**EXERCISE INPUT**
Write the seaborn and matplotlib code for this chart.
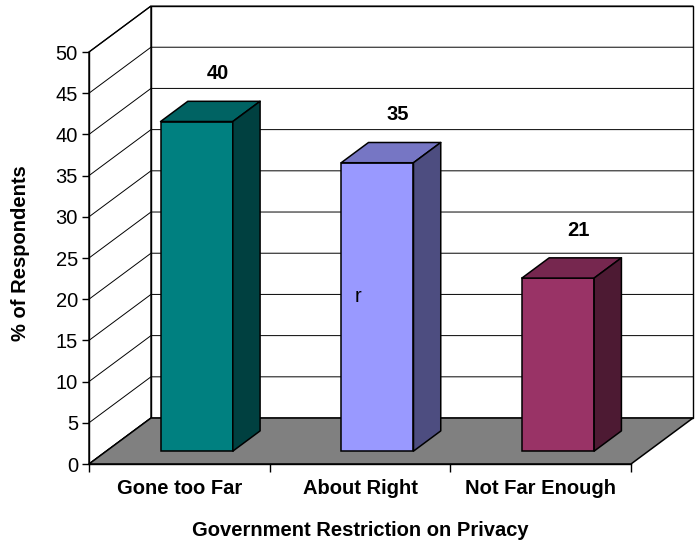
import matplotlib
matplotlib.use("Agg")
import matplotlib.pyplot as plt
from matplotlib.patches import Polygon, Rectangle
from matplotlib.transforms import Affine2D
import pandas as pd
import seaborn as sns

# Survey results
categories = ["Gone too Far", "About Right", "Not Far Enough"]
percent = [40, 35, 21]
y_ticks = list(range(0, 55, 5))

# Face colours of the 3-D columns (front / top / side)
front_colors = ["#008080", "#9999FF", "#993366"]
top_colors = ["#006363", "#7676C4", "#76274F"]
side_colors = ["#004040", "#4D4D80", "#4D1A33"]
floor_color = "#808080"

# Oblique projection: one full unit of depth moves a point this far in data units
DEPTH = (0.343, 5.58)
BAR_FRONT, BAR_BACK = 0.28, 0.72
FS = 14.5


def at_depth(x, y, t):
    return (x + t * DEPTH[0], y + t * DEPTH[1])


sns.set_theme(style="white")
plt.rcParams["font.family"] = ["Liberation Sans", "DejaVu Sans"]
plt.rcParams["text.color"] = "black"

W, H = 699, 543
fig = plt.figure(figsize=(W / 100, H / 100), dpi=100)
ax = fig.add_axes([89 / W, (H - 464) / H, (631 - 89) / W, (464 - 52) / H])
ax.patch.set_visible(False)

df = pd.DataFrame({"category": categories, "percent": percent})
sns.barplot(data=df, x="category", y="percent", hue="category",
            palette=front_colors, width=0.4, saturation=1, legend=False,
            edgecolor="black", linewidth=1.1, ax=ax, zorder=3)
bars = sorted([p for p in ax.patches if isinstance(p, Rectangle)],
              key=lambda p: p.get_x())

ax.set_xlim(-0.5, 2.5)
ax.set_ylim(0, 50)
x0, x1 = -0.5, 2.5
ymax = 50

# Walls and floor
back = Polygon([at_depth(x0, 0, 1), at_depth(x1, 0, 1),
                at_depth(x1, ymax, 1), at_depth(x0, ymax, 1)],
               closed=True, fc="white", ec="black", lw=1.0,
               clip_on=False, zorder=0.2)
side = Polygon([(x0, 0), (x0, ymax), at_depth(x0, ymax, 1), at_depth(x0, 0, 1)],
               closed=True, fc="white", ec="black", lw=1.0,
               clip_on=False, zorder=0.2)
ax.add_patch(back)
ax.add_patch(side)
for v in y_ticks:
    a = at_depth(x0, v, 1)
    b = at_depth(x1, v, 1)
    ax.plot([x0, a[0], b[0]], [v, a[1], b[1]], color="black", lw=0.7,
            clip_on=False, zorder=0.3)
floor = Polygon([(x0, 0), (x1, 0), at_depth(x1, 0, 1), at_depth(x0, 0, 1)],
                closed=True, fc=floor_color, ec="black", lw=1.1,
                clip_on=False, zorder=0.5)
ax.add_patch(floor)

# Columns: push the front faces into the depth, then add top and side faces
shift = Affine2D().translate(BAR_FRONT * DEPTH[0], BAR_FRONT * DEPTH[1]) + ax.transData
for i, bar in enumerate(bars):
    bar.set_transform(shift)
    bar.set_clip_on(False)
    bx0 = bar.get_x()
    bx1 = bx0 + bar.get_width()
    h = bar.get_height()
    top = Polygon([at_depth(bx0, h, BAR_FRONT), at_depth(bx1, h, BAR_FRONT),
                   at_depth(bx1, h, BAR_BACK), at_depth(bx0, h, BAR_BACK)],
                  closed=True, fc=top_colors[i], ec="black", lw=1.1,
                  joinstyle="round", clip_on=False, zorder=3)
    sd = Polygon([at_depth(bx1, 0, BAR_FRONT), at_depth(bx1, h, BAR_FRONT),
                  at_depth(bx1, h, BAR_BACK), at_depth(bx1, 0, BAR_BACK)],
                 closed=True, fc=side_colors[i], ec="black", lw=1.1,
                 joinstyle="round", clip_on=False, zorder=3)
    ax.add_patch(top)
    ax.add_patch(sd)
    lx, ly = at_depth(bx0 + bar.get_width() / 2, h, 0.5)
    ax.text(lx + 0.04, ly + 4.6, f"{percent[i]}", ha="center", va="center",
            fontsize=FS, fontweight="bold", color="black", zorder=5)

ax.text(0.99, 20.3, "r", ha="center", va="center", fontsize=FS,
        color="black", zorder=5)

# Axes styling
for s in ("top", "right"):
    ax.spines[s].set_visible(False)
for s in ("left", "bottom"):
    ax.spines[s].set_color("black")
    ax.spines[s].set_linewidth(1.0)
    ax.spines[s].set_zorder(0.6)

ax.set_yticks(y_ticks)
ax.tick_params(axis="y", left=True, direction="out", length=5, width=1,
               color="black", labelsize=FS, pad=3, labelcolor="black")
ax.set_xticks(range(len(categories)))
ax.set_xticklabels(categories, fontweight="bold")
ax.set_xticks([-0.5, 0.5, 1.5, 2.5], minor=True)
ax.tick_params(axis="x", which="major", bottom=True, length=0, labelsize=FS,
               pad=11, labelcolor="black")
ax.tick_params(axis="x", which="minor", bottom=True, direction="out", length=6,
               width=1, color="black")
ax.set_xlabel("")
ax.set_ylabel("")
ax.grid(False)

fig.text(21 / W, 1 - 253 / H, "% of Respondents", rotation=90, ha="center",
         va="center", fontsize=FS, fontweight="bold", color="black")
fig.text(360 / W, 1 - 530 / H, "Government Restriction on Privacy", ha="center",
         va="center", fontsize=FS, fontweight="bold", color="black")

fig.savefig("out.png", dpi=100, facecolor="white")
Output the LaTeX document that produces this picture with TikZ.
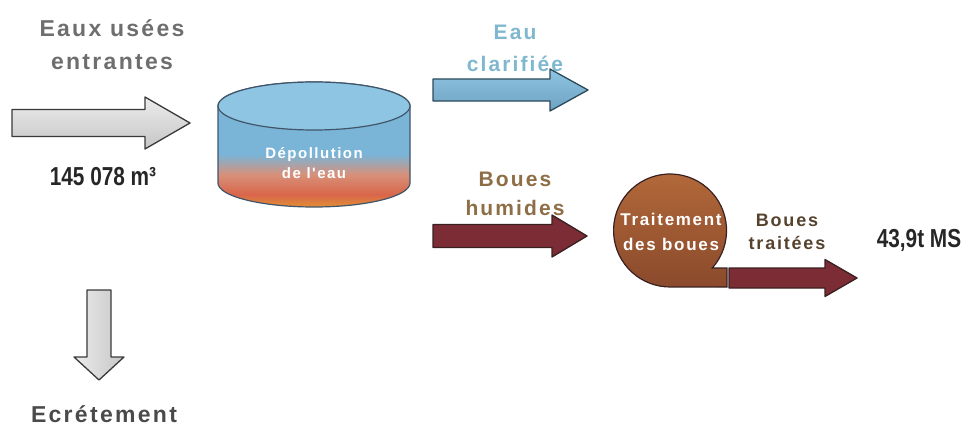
\documentclass[tikz,border=0pt]{standalone}
\usepackage{fontspec}
\setmainfont{Liberation Sans}
\newfontfamily\espace[LetterSpace=10]{Liberation Sans}
\newfontfamily\etroit[FakeStretch=0.8]{Liberation Sans}

\definecolor{gristexte}{HTML}{6E6E6E}
\definecolor{gristexte2}{HTML}{4A4A4A}
\definecolor{noirtexte}{HTML}{262626}
\definecolor{bleutexte}{HTML}{7FB7CF}
\definecolor{bruntexte}{HTML}{8E6E46}
\definecolor{brunfonce}{HTML}{56432F}
\definecolor{gristrait}{HTML}{3A3A3A}
\definecolor{bleutrait}{HTML}{2D4A5A}
\definecolor{rougetrait}{HTML}{3A2022}
\definecolor{rougebord}{HTML}{7C2C34}
\definecolor{rougemilieu}{HTML}{A2444C}
\definecolor{cuvetrait}{HTML}{40556A}
\definecolor{cuvehaut}{HTML}{8EC5E2}
\definecolor{cuvebleu}{HTML}{7AB4D6}
\definecolor{cuvesaumon}{HTML}{D8907A}
\definecolor{cuverouge}{HTML}{D8664A}
\definecolor{cuveorange}{HTML}{E0883A}
\definecolor{bouehaut}{HTML}{B46A3A}
\definecolor{bouebas}{HTML}{8A4A2C}

\pgfdeclareverticalshading{cuve}{100bp}{color(0bp)=(cuveorange); color(26bp)=(cuveorange); color(30bp)=(cuverouge); color(38bp)=(cuvesaumon); color(46bp)=(cuvebleu); color(75bp)=(cuvebleu); color(100bp)=(cuvebleu)}

\tikzset{
  titre/.style 2 args={font=\espace\bfseries\fontsize{#1}{#2}\selectfont, align=center, inner sep=0pt},
  chiffre/.style={font=\etroit\bfseries\fontsize{26}{30}\selectfont, text=noirtexte, inner sep=0pt},
  flechegrise/.style={draw=gristrait, line width=1.3pt, line join=round, top color=gray!15, middle color=gray!22, bottom color=gray!45},
  flechebleue/.style={draw=bleutrait, line width=1.3pt, line join=round, top color=cuvehaut, bottom color=cuvebleu!90!black},
  flecherouge/.style={draw=rougetrait, line width=1.3pt, line join=round, top color=rougebord, middle color=rougemilieu, bottom color=rougebord}
}

% fleche horizontale : style, depart, debut pointe, pointe, y, demi-corps, demi-pointe
\newcommand{\flecheh}[7]{\draw[#1] (#2,#5-#6) -- (#3,#5-#6) -- (#3,#5-#7) -- (#4,#5) -- (#3,#5+#7) -- (#3,#5+#6) -- (#2,#5+#6) -- cycle;}

\begin{document}
\begin{tikzpicture}[x=1pt, y=-1pt]
  \useasboundingbox (0,0) rectangle (967,428);

  % entree
  \node[titre={23}{33}, text=gristexte] (entrantes) at (112,45) {Eaux usées\\entrantes};
  \flecheh{flechegrise}{12}{145}{190}{123}{13.5}{26}
  \node[chiffre] (volume) at (103,177) {145 078 m³};

  % ecretement
  \draw[flechegrise, shading angle=90] (87,290) -- (111,290) -- (111,357) -- (124,357) -- (99,380) -- (74,357) -- (87,357) -- cycle;
  \node[titre={23}{28}, text=gristexte2] (ecretement) at (104,414) {Ecrétement};

  % cuve
  \shadedraw[shading=cuve, draw=cuvetrait, line width=1.2pt] (218,106) -- (218,183) arc[start angle=180, end angle=0, x radius=96, y radius=24] -- (410,106) arc[start angle=0, end angle=-180, x radius=96, y radius=24] -- cycle;
  \draw[fill=cuvehaut, draw=cuvetrait, line width=1.2pt] (314,106) ellipse[x radius=96, y radius=24];
  \node[titre={15}{20}, text=white] (depollution) at (314,163) {Dépollution\\de l'eau};

  % eau clarifiee
  \node[titre={21}{32}, text=bleutexte] (clarifiee) at (515,48) {Eau\\clarifiée};
  \flecheh{flechebleue}{433}{550}{588}{90}{11}{21}

  % boues
  \node[titre={21}{29}, text=bruntexte] (humides) at (515,194) {Boues\\humides};
  \flecheh{flecherouge}{433}{552}{587}{236}{11.5}{21}

  \shadedraw[top color=bouehaut, bottom color=bouebas, draw=rougetrait, line width=1.2pt] (712.3,268) arc[start angle=41.6, end angle=-270, radius=56.5] -- (727,287) -- (727,268) -- cycle;
  \node[titre={17}{25}, text=white] (traitement) at (671,232) {Traitement\\des boues};

  \node[titre={18}{23}, text=brunfonce] (traitees) at (787,232) {Boues\\traitées};
  \flecheh{flecherouge}{729}{825}{857}{278}{10}{18.5}
  \node[chiffre] (ms) at (919,240) {43,9t MS};
\end{tikzpicture}
\end{document}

**WHAT YOU SHOULD DO**
Repeat exactly, and only, the entries from the line with "Output the LaTeX" through the line with "(volume) at (103,177)". Pictures are skipped.

**PROBLEM SOLUTION**
Output the LaTeX document that produces this picture with TikZ.
\documentclass[tikz,border=0pt]{standalone}
\usepackage{fontspec}
\setmainfont{Liberation Sans}
\newfontfamily\espace[LetterSpace=10]{Liberation Sans}
\newfontfamily\etroit[FakeStretch=0.8]{Liberation Sans}

\definecolor{gristexte}{HTML}{6E6E6E}
\definecolor{gristexte2}{HTML}{4A4A4A}
\definecolor{noirtexte}{HTML}{262626}
\definecolor{bleutexte}{HTML}{7FB7CF}
\definecolor{bruntexte}{HTML}{8E6E46}
\definecolor{brunfonce}{HTML}{56432F}
\definecolor{gristrait}{HTML}{3A3A3A}
\definecolor{bleutrait}{HTML}{2D4A5A}
\definecolor{rougetrait}{HTML}{3A2022}
\definecolor{rougebord}{HTML}{7C2C34}
\definecolor{rougemilieu}{HTML}{A2444C}
\definecolor{cuvetrait}{HTML}{40556A}
\definecolor{cuvehaut}{HTML}{8EC5E2}
\definecolor{cuvebleu}{HTML}{7AB4D6}
\definecolor{cuvesaumon}{HTML}{D8907A}
\definecolor{cuverouge}{HTML}{D8664A}
\definecolor{cuveorange}{HTML}{E0883A}
\definecolor{bouehaut}{HTML}{B46A3A}
\definecolor{bouebas}{HTML}{8A4A2C}

\pgfdeclareverticalshading{cuve}{100bp}{color(0bp)=(cuveorange); color(26bp)=(cuveorange); color(30bp)=(cuverouge); color(38bp)=(cuvesaumon); color(46bp)=(cuvebleu); color(75bp)=(cuvebleu); color(100bp)=(cuvebleu)}

\tikzset{
  titre/.style 2 args={font=\espace\bfseries\fontsize{#1}{#2}\selectfont, align=center, inner sep=0pt},
  chiffre/.style={font=\etroit\bfseries\fontsize{26}{30}\selectfont, text=noirtexte, inner sep=0pt},
  flechegrise/.style={draw=gristrait, line width=1.3pt, line join=round, top color=gray!15, middle color=gray!22, bottom color=gray!45},
  flechebleue/.style={draw=bleutrait, line width=1.3pt, line join=round, top color=cuvehaut, bottom color=cuvebleu!90!black},
  flecherouge/.style={draw=rougetrait, line width=1.3pt, line join=round, top color=rougebord, middle color=rougemilieu, bottom color=rougebord}
}

% fleche horizontale : style, depart, debut pointe, pointe, y, demi-corps, demi-pointe
\newcommand{\flecheh}[7]{\draw[#1] (#2,#5-#6) -- (#3,#5-#6) -- (#3,#5-#7) -- (#4,#5) -- (#3,#5+#7) -- (#3,#5+#6) -- (#2,#5+#6) -- cycle;}

\begin{document}
\begin{tikzpicture}[x=1pt, y=-1pt]
  \useasboundingbox (0,0) rectangle (967,428);

  % entree
  \node[titre={23}{33}, text=gristexte] (entrantes) at (112,45) {Eaux usées\\entrantes};
  \flecheh{flechegrise}{12}{145}{190}{123}{13.5}{26}
  \node[chiffre] (volume) at (103,177) {145 078 m³};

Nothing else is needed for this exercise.